- [Record excerpts]:
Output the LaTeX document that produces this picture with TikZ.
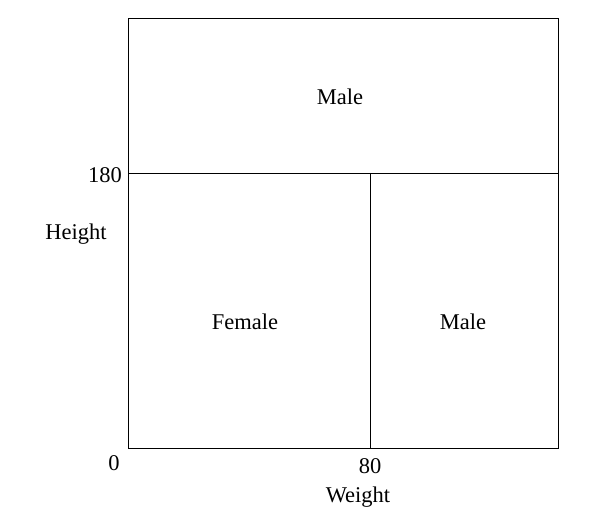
\documentclass[tikz,border=0pt]{standalone}
\usepackage{fontspec}
\setmainfont{Liberation Serif}
\usepackage{tikz}
\usetikzlibrary{positioning,calc}

\begin{document}
\begin{tikzpicture}[
    x=0.025cm, y=-0.025cm,
    region/.style={draw, line width=0.6pt},
    lbl/.style={font=\fontsize{16}{19}\selectfont, inner sep=0pt}
]
    \useasboundingbox (0,0) rectangle (593,525);
    \coordinate (nw) at (128,18);
    \coordinate (se) at (558,448);
    \coordinate (split) at (128,173);
    \coordinate (splitend) at (558,173);
    \coordinate (cut) at (370,173);
    \coordinate (cutend) at (370,448);

    \draw[region] (nw) rectangle (se);
    \draw[region] (split) -- (splitend);
    \draw[region] (cut) -- (cutend);

    \node[lbl] (maletop) at (340,97) {Male};
    \node[lbl] (female) at (245,322) {Female};
    \node[lbl] (maleright) at (463,322) {Male};
    \node[lbl] (tick180) at (105,175) {180};
    \node[lbl] (height) at (76,234) {Height};
    \node[lbl] (tick0) at (114,463) {0};
    \node[lbl] (tick80) at (370,466) {80};
    \node[lbl] (weight) at (358,497) {Weight};
\end{tikzpicture}
\end{document}
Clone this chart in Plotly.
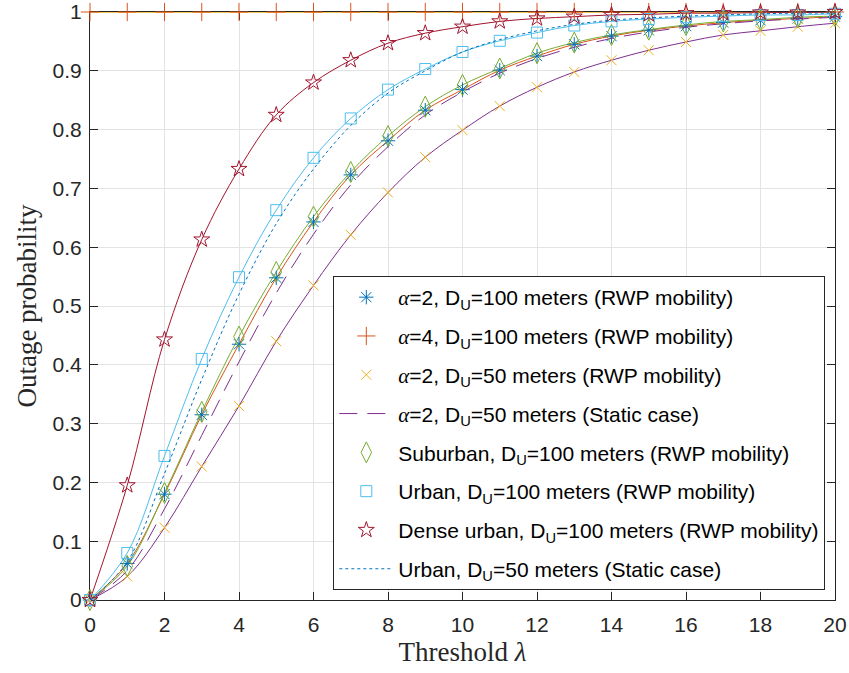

- [Given task]: Return the entries unchanged, save for the pictures, which do not belong in the copy.

- [Result for this exercise]:
Output the LaTeX document that produces this picture with TikZ.
\documentclass[tikz,border=0pt]{standalone}
\usepackage{fontspec}
\setmainfont{Liberation Serif}
\usepackage{tikz}
\usetikzlibrary{positioning,calc}

\begin{document}
\begin{tikzpicture}[
    x=0.025cm, y=-0.025cm,
    region/.style={draw, line width=0.6pt},
    lbl/.style={font=\fontsize{16}{19}\selectfont, inner sep=0pt}
]
    \useasboundingbox (0,0) rectangle (593,525);
    \coordinate (nw) at (128,18);
    \coordinate (se) at (558,448);
    \coordinate (split) at (128,173);
    \coordinate (splitend) at (558,173);
    \coordinate (cut) at (370,173);
    \coordinate (cutend) at (370,448);

    \draw[region] (nw) rectangle (se);
    \draw[region] (split) -- (splitend);
    \draw[region] (cut) -- (cutend);

    \node[lbl] (maletop) at (340,97) {Male};
    \node[lbl] (female) at (245,322) {Female};
    \node[lbl] (maleright) at (463,322) {Male};
    \node[lbl] (tick180) at (105,175) {180};
    \node[lbl] (height) at (76,234) {Height};
    \node[lbl] (tick0) at (114,463) {0};
    \node[lbl] (tick80) at (370,466) {80};
    \node[lbl] (weight) at (358,497) {Weight};
\end{tikzpicture}
\end{document}
Clone this chart in Plotly.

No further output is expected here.